2. Voting and fundamental political rights: strong protection against residency bars
Congress and courts have acted decisively where durational residency effectively denies or abridges voting rights. Congress abolished durational residency as a precondition to voting in presidential elections and has framed such requirements as infringing the core franchise (52 U.S.C. §10502) [6]. The Constitution Annotated recounts Supreme Court precedents that treated durational impediments to voting and to the exercise of interstate travel as constitutionally suspect and often invalid [1] [2].
3. Candidate eligibility and some narrow exceptions have survived
Not every residency condition is per se unconstitutional. The research notes cases upholding durational residency requirements for candidates to elective office in particular instances (Kanapaux v. Ellisor and Sununu v. Stark are cited as examples where multi‑year requirements were sustained) [1]. Scholarly treatments emphasize that courts look at context — office sought, administrative justifications, and historical practice — so high-profile people seeking office may face rules that survive if tailored and historically rooted [1] [3].
4. Non-political residency controls: criminal‑justice and administrative limits raise distinct questions
Residency restrictions used in criminal‑justice contexts (e.g., parole conditions, sex‑offender exclusion zones) have prompted numerous constitutional and policy challenges.
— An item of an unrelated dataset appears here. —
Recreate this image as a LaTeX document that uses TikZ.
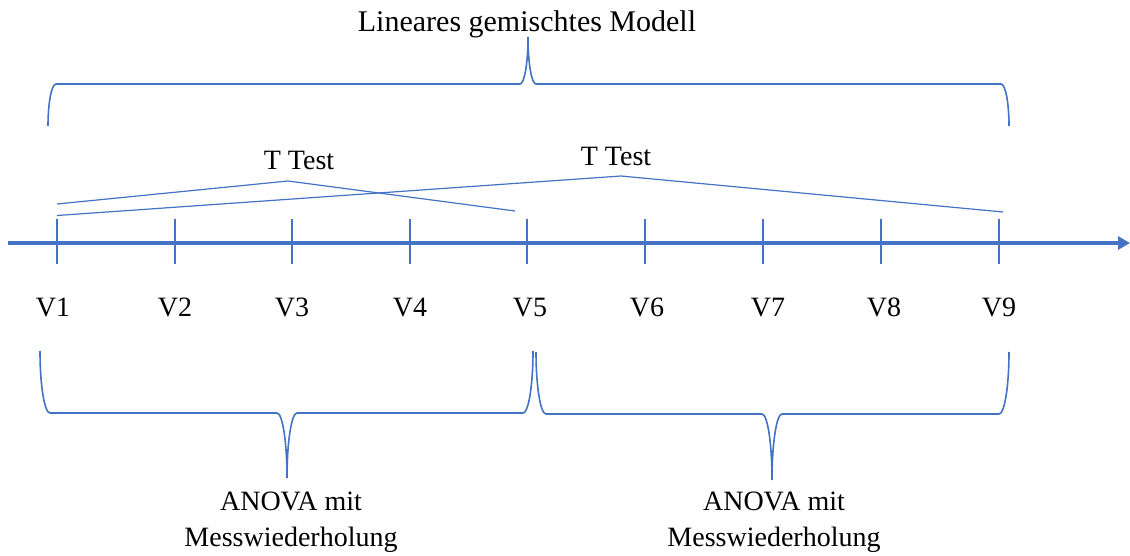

Advocates argue such rules are often not reasonably related to government goals like public safety or reintegration; habeas petitions and amicus briefs have challenged retroactivity, due process, and the reasonableness of residency conditions [7] [8]. Legal scholarship characterizes those laws as constitutionally uncertain and sometimes akin to “banishment,” underscoring mixed outcomes in courts [8].
5. Dormant Commerce Clause and local economic protectionism
When residency requirements govern access to state-regulated markets (for example, licensing in newly legal industries), challengers increasingly raise Dormant Commerce Clause and equal protection arguments, claiming the rules are protectionist and not narrowly tailored; recent federal decisions are split, producing continued litigation and divergence among districts [4]. Commentators warn that lower courts are currently wrestling with these questions, producing no uniform national answer [4].
6. What "high-profile" status changes — and what it doesn’t — in constitutional review
Being a celebrity or public figure does not produce a separate constitutional rule in the materials reviewed; courts apply the same scrutiny to residency classifications regardless of the individual’s fame, focusing instead on the right affected (voting, office‑holding, travel, employment) and the government interest asserted [1] [3]. Available sources do not mention special constitutional limits or privileges that apply uniquely to “high-profile” people beyond ordinary doctrinal lines (not found in current reporting).
7. Practical takeaways and where litigation is likely
Expect strong constitutional hurdles when residency rules touch voting, fundamental travel rights, or plainly exclude newcomers without tight tailoring — courts and Congress have rebuffed many durational rules in those areas [1] [2] [6]. In contrast, candidate‑eligibility provisions, criminal justice parole conditions, and market‑access residency rules produce mixed outcomes and are active litigation frontiers; recent scholarship and federal decisions reveal split results and unresolved doctrinal questions [3] [7] [4].